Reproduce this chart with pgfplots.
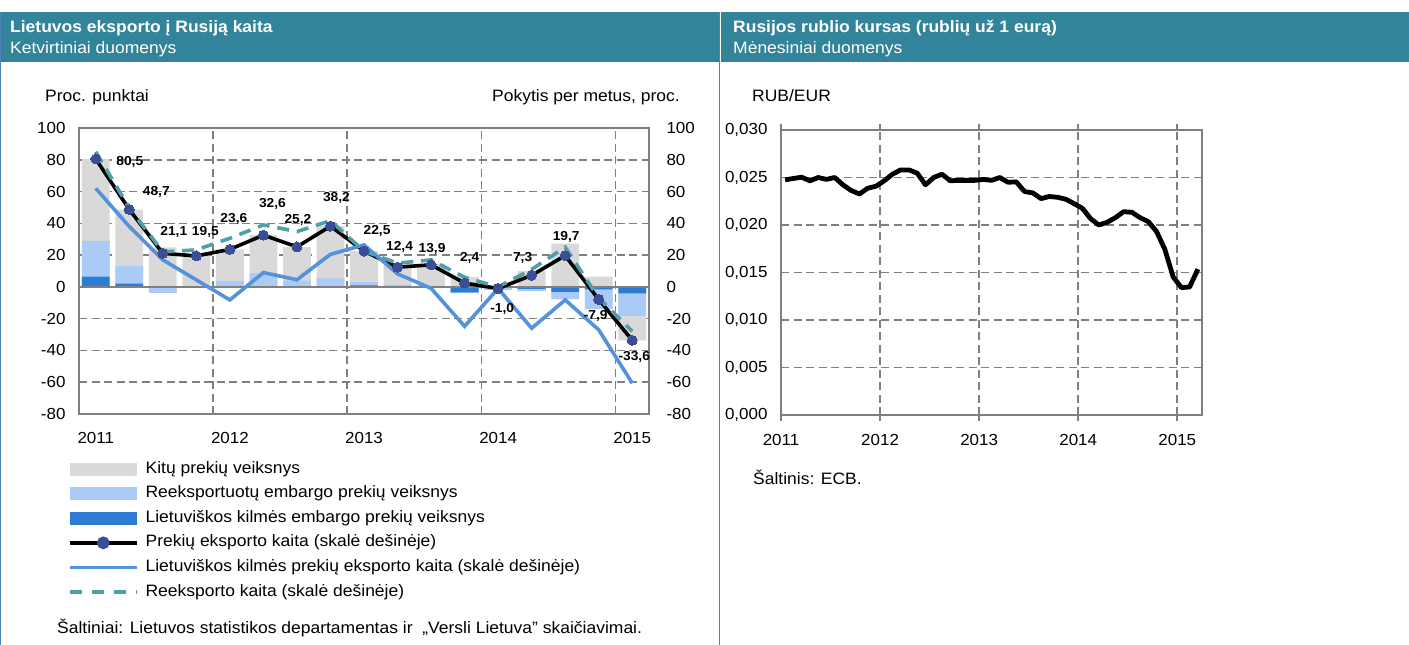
\documentclass[border=0pt]{standalone}
\usepackage{pgfplots}
\pgfplotsset{compat=1.18}
\usepackage{pgfplotstable}
\usepackage{fontspec}
\setmainfont{Liberation Sans}[FakeStretch=1.06]
\definecolor{hdr}{RGB}{50,132,155}
\definecolor{cgray}{RGB}{217,217,217}
\definecolor{clight}{RGB}{170,203,245}
\definecolor{cdark}{RGB}{44,124,212}
\definecolor{cblue}{RGB}{84,146,220}
\definecolor{cteal}{RGB}{78,160,168}
\definecolor{cnavy}{RGB}{58,78,150}
\definecolor{cgrid}{RGB}{128,128,128}
\definecolor{cborder}{RGB}{80,128,190}

\pgfplotstableread{
i dp lp gp dn ln gn
0 6.5 22.5 51.5 0 0 0
1 2 11 35.7 0 0 0
2 0 0 24.8 0 -3.7 0
3 0 0 19.5 0 0 0
4 0 3.8 19.8 0 0 0
5 0.3 8.2 24.1 0 0 0
6 0.5 3.5 21 0 0 0
7 0.3 5 32.9 0 0 0
8 1 2 19.5 0 0 0
9 0.5 1 12.5 0 0 0
10 0 0.5 14 0 0 0
11 0 0 6.3 -3.5 -0.4 0
12 0 0 0.8 -0.3 -1.5 0
13 0 0 10 -1.2 -1.5 0
14 0 0 27.2 -3.1 -4.6 0
15 0 0 6.4 -1.5 -12.5 0
16 0 0 0 -4 -14.2 -15.4
}\bars

\pgfplotstableread{
i ex lt re dx dy
0 80.5 62 85 34 -3
1 48.7 38 49.7 27 18
2 21.1 17 22 11 21
3 19.5 4.4 23.3 9 24
4 23.6 -8.2 30.6 4 30
5 32.6 9 39 9 31
6 25.2 4.5 34.8 1 27
7 38.2 20.5 41.7 6 28
8 22.5 26.4 22.5 13 20
9 12.4 8.2 14.9 2 20
10 13.9 -0.9 17 1 16
11 2.4 -24.8 6 5 25
12 -1.0 -1 0 4 -20
13 7.3 -26 11 -9 17
14 19.7 -8.2 25 1 19
15 -7.9 -27 -7 -3 -17
16 -33.6 -60.6 -28 2 -17
}\lines

% t = months since January 2011 (0 = Jan 2011), rate in euro per rouble
\pgfplotstableread{
t rub
0 0.02475
1 0.02490
2 0.02503
3 0.02465
4 0.02500
5 0.02480
6 0.02500
7 0.02423
8 0.02363
9 0.02327
10 0.02387
11 0.02408
12 0.02465
13 0.02535
14 0.02580
15 0.02580
16 0.02546
17 0.02423
18 0.02500
19 0.02535
20 0.02465
21 0.02470
22 0.02470
23 0.02470
24 0.02480
25 0.02470
26 0.02500
27 0.02450
28 0.02454
29 0.02352
30 0.02338
31 0.02278
32 0.02300
33 0.02292
34 0.02271
35 0.02225
36 0.02176
37 0.02067
38 0.02000
39 0.02028
40 0.02077
41 0.02140
42 0.02134
43 0.02077
44 0.02035
45 0.01930
46 0.01743
47 0.01454
48 0.01341
49 0.01348
50 0.01535
}\rub

\newcommand\fs{\fontsize{16.5bp}{19bp}\selectfont}
\newcommand\ft{\fontsize{16bp}{19bp}\selectfont}

\tikzset{
  mygrid/.style={dash pattern=on 8bp off 4.5bp, draw=cgrid, line width=1.6bp},
}

\begin{document}
\begin{tikzpicture}[x=1bp,y=1bp]
\path[use as bounding box, fill=white] (0,0) rectangle (1409,-645);
\fill[hdr] (0,-12) rectangle (719,-62);
\fill[hdr] (721,-12) rectangle (1409,-62);
\draw[cborder, line width=1.2bp] (0.6,-12) -- (0.6,-645);
\draw[cborder, line width=1.2bp] (719.5,-12) -- (719.5,-645);

\node[anchor=base west, text=white, inner sep=0pt, font=\fontsize{16.5bp}{18bp}\selectfont\bfseries] at (10,-33) {Lietuvos eksporto į Rusiją kaita};
\node[anchor=base west, text=white, inner sep=0pt, font=\fontsize{16.5bp}{18bp}\selectfont] at (10,-54) {Ketvirtiniai duomenys};
\node[anchor=base west, text=white, inner sep=0pt, font=\fontsize{16.5bp}{18bp}\selectfont\bfseries] at (733,-33) {Rusijos rublio kursas (rublių už 1 eurą)};
\node[anchor=base west, text=white, inner sep=0pt, font=\fontsize{16.5bp}{18bp}\selectfont] at (733,-54) {Mėnesiniai duomenys};

\node[anchor=base west, inner sep=0pt, font=\fs] at (45,-102) {Proc. punktai};
\node[anchor=base east, inner sep=0pt, font=\fs] at (680,-102) {Pokytis per metus, proc.};
\node[anchor=base west, inner sep=0pt, font=\fs] at (752,-102) {RUB/EUR};
\node[anchor=base west, inner sep=0pt, font=\fs] at (753,-484) {Šaltinis: ECB.};
\node[anchor=base west, inner sep=0pt, font=\fs] at (57,-633) {Šaltiniai: Lietuvos statistikos departamentas ir\ \ „Versli Lietuva" skaičiavimai.};

% ---------- left chart ----------
\begin{axis}[
  at={(79bp,-414bp)}, anchor=south west, width=570bp, height=286bp, scale only axis,
  xmin=-0.5, xmax=16.5, ymin=-80, ymax=100,
  xtick={0,4,8,12,16}, xticklabels={2011,2012,2013,2014,2015},
  extra x ticks={3.5,7.5,11.5,15.5}, extra x tick labels={},
  extra x tick style={grid=major, major grid style={mygrid}},
  ytick={-80,-60,-40,-20,0,20,40,60,80,100},
  ymajorgrids, major grid style={mygrid},
  axis line style={draw=cgrid, line width=1.6bp},
  major tick length=0pt,
  tick label style={font=\ft},
  /pgf/number format/assume math mode=true,
  xticklabel style={yshift=-15bp},
  yticklabel style={xshift=-10bp},
  legend style={at={(-0.0193,-0.1645)}, anchor=north west, draw=none, fill=none,
    inner sep=0pt, outer sep=0pt, cells={anchor=west}, font=\fs,
    nodes={inner sep=0pt, text height=12bp, text depth=4bp},
    row sep=8.6bp, column sep=7bp},
]
\addplot[ybar, bar width=0.83, bar shift=0pt, fill=cgray, draw=none,
  legend image code/.code={\fill[cgray] (0bp,-6.5bp) rectangle (67bp,6.5bp);}]
  table[x=i, y expr=\thisrow{dp}+\thisrow{lp}+\thisrow{gp}] {\bars};
\addlegendentry{Kitų prekių veiksnys}
\addplot[ybar, bar width=0.83, bar shift=0pt, fill=clight, draw=none,
  legend image code/.code={\fill[clight] (0bp,-6.5bp) rectangle (67bp,6.5bp);}]
  table[x=i, y expr=\thisrow{dp}+\thisrow{lp}] {\bars};
\addlegendentry{Reeksportuotų embargo prekių veiksnys}
\addplot[ybar, bar width=0.83, bar shift=0pt, fill=cdark, draw=none,
  legend image code/.code={\fill[cdark] (0bp,-6.5bp) rectangle (67bp,6.5bp);}]
  table[x=i, y=dp] {\bars};
\addlegendentry{Lietuviškos kilmės embargo prekių veiksnys}
\addplot[ybar, bar width=0.83, bar shift=0pt, fill=cgray, draw=none, forget plot]
  table[x=i, y expr=\thisrow{dn}+\thisrow{ln}+\thisrow{gn}] {\bars};
\addplot[ybar, bar width=0.83, bar shift=0pt, fill=clight, draw=none, forget plot]
  table[x=i, y expr=\thisrow{dn}+\thisrow{ln}] {\bars};
\addplot[ybar, bar width=0.83, bar shift=0pt, fill=cdark, draw=none, forget plot]
  table[x=i, y=dn] {\bars};
\draw[cgrid, line width=1.6bp] (axis cs:-0.5,0) -- (axis cs:16.5,0);

\addplot[black, line width=3.6bp, sharp plot, mark=*, mark size=5bp,
  mark options={draw=cnavy, fill=cnavy, solid, line width=0pt},
  legend image code/.code={\draw[black, line width=3.6bp] (0bp,0bp) -- (67bp,0bp);
     \fill[cnavy] (33.5bp,0bp) circle (4.5bp);}]
  table[x=i, y=ex] {\lines};
\addlegendentry{Prekių eksporto kaita (skalė dešinėje)}
\addplot[cblue, line width=3.6bp, sharp plot, mark=none,
  legend image code/.code={\draw[cblue, line width=3.6bp] (0bp,0bp) -- (67bp,0bp);}]
  table[x=i, y=lt] {\lines};
\addlegendentry{Lietuviškos kilmės prekių eksporto kaita (skalė dešinėje)}
\addplot[cteal, line width=3.6bp, sharp plot, mark=none, dash pattern=on 12bp off 8bp,
  legend image code/.code={\draw[cteal, line width=3.6bp, dash pattern=on 12bp off 10bp] (0bp,0bp) -- (67bp,0bp);}]
  table[x=i, y=re] {\lines};
\addlegendentry{Reeksporto kaita (skalė dešinėje)}
\addplot[draw=none, mark=none, forget plot, nodes near coords, point meta=explicit,
  visualization depends on={\thisrow{dx} \as \dx},
  visualization depends on={\thisrow{dy} \as \dy},
  every node near coord/.append style={anchor=center, inner sep=0pt,
    font=\fontsize{13bp}{15bp}\selectfont\bfseries,
    xshift=\dx*1bp, yshift=\dy*1bp,
    /pgf/number format/fixed, /pgf/number format/fixed zerofill,
    /pgf/number format/precision=1, /pgf/number format/use comma,
    /pgf/number format/assume math mode=true}]
  table[x=i, y=ex, meta=ex] {\lines};
\end{axis}

\begin{axis}[
  at={(79bp,-414bp)}, anchor=south west, width=570bp, height=286bp, scale only axis,
  xmin=-0.5, xmax=16.5, ymin=-80, ymax=100,
  hide x axis, axis y line*=right, axis line style={draw=none},
  ytick={-80,-60,-40,-20,0,20,40,60,80,100},
  major tick length=0pt,
  tick label style={font=\ft},
  /pgf/number format/assume math mode=true,
  yticklabel style={xshift=14bp},
]
\end{axis}

% ---------- right chart ----------
\begin{axis}[
  at={(781bp,-415bp)}, anchor=south west, width=421bp, height=285bp, scale only axis,
  xmin=-0.5, xmax=50.5, ymin=0, ymax=0.03,
  xtick={-0.5,11.5,23.5,35.5,47.5}, xticklabels={2011,2012,2013,2014,2015},
  ytick={0,0.005,0.01,0.015,0.02,0.025,0.03},
  yticklabels={{0,000},{0,005},{0,010},{0,015},{0,020},{0,025},{0,030}},
  xmajorgrids, ymajorgrids, major grid style={mygrid},
  axis line style={draw=cgrid, line width=1.6bp},
  tick align=outside, major tick length=6bp,
  xtick style={draw=cgrid, line width=1.6bp},
  ytick style={draw=none},
  scaled y ticks=false,
  tick label style={font=\ft},
  xticklabel style={yshift=-10bp},
  yticklabel style={xshift=-4bp},
]
\addplot[black, line width=4.8bp, line join=round, mark=none] table[x=t, y=rub] {\rub};
\end{axis}
\end{tikzpicture}
\end{document}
___
_What is needed:_ Report all lines of the material that contain the word "chart".

_Exercise output:_
Reproduce this chart with pgfplots.
% ---------- left chart ----------
% ---------- right chart ----------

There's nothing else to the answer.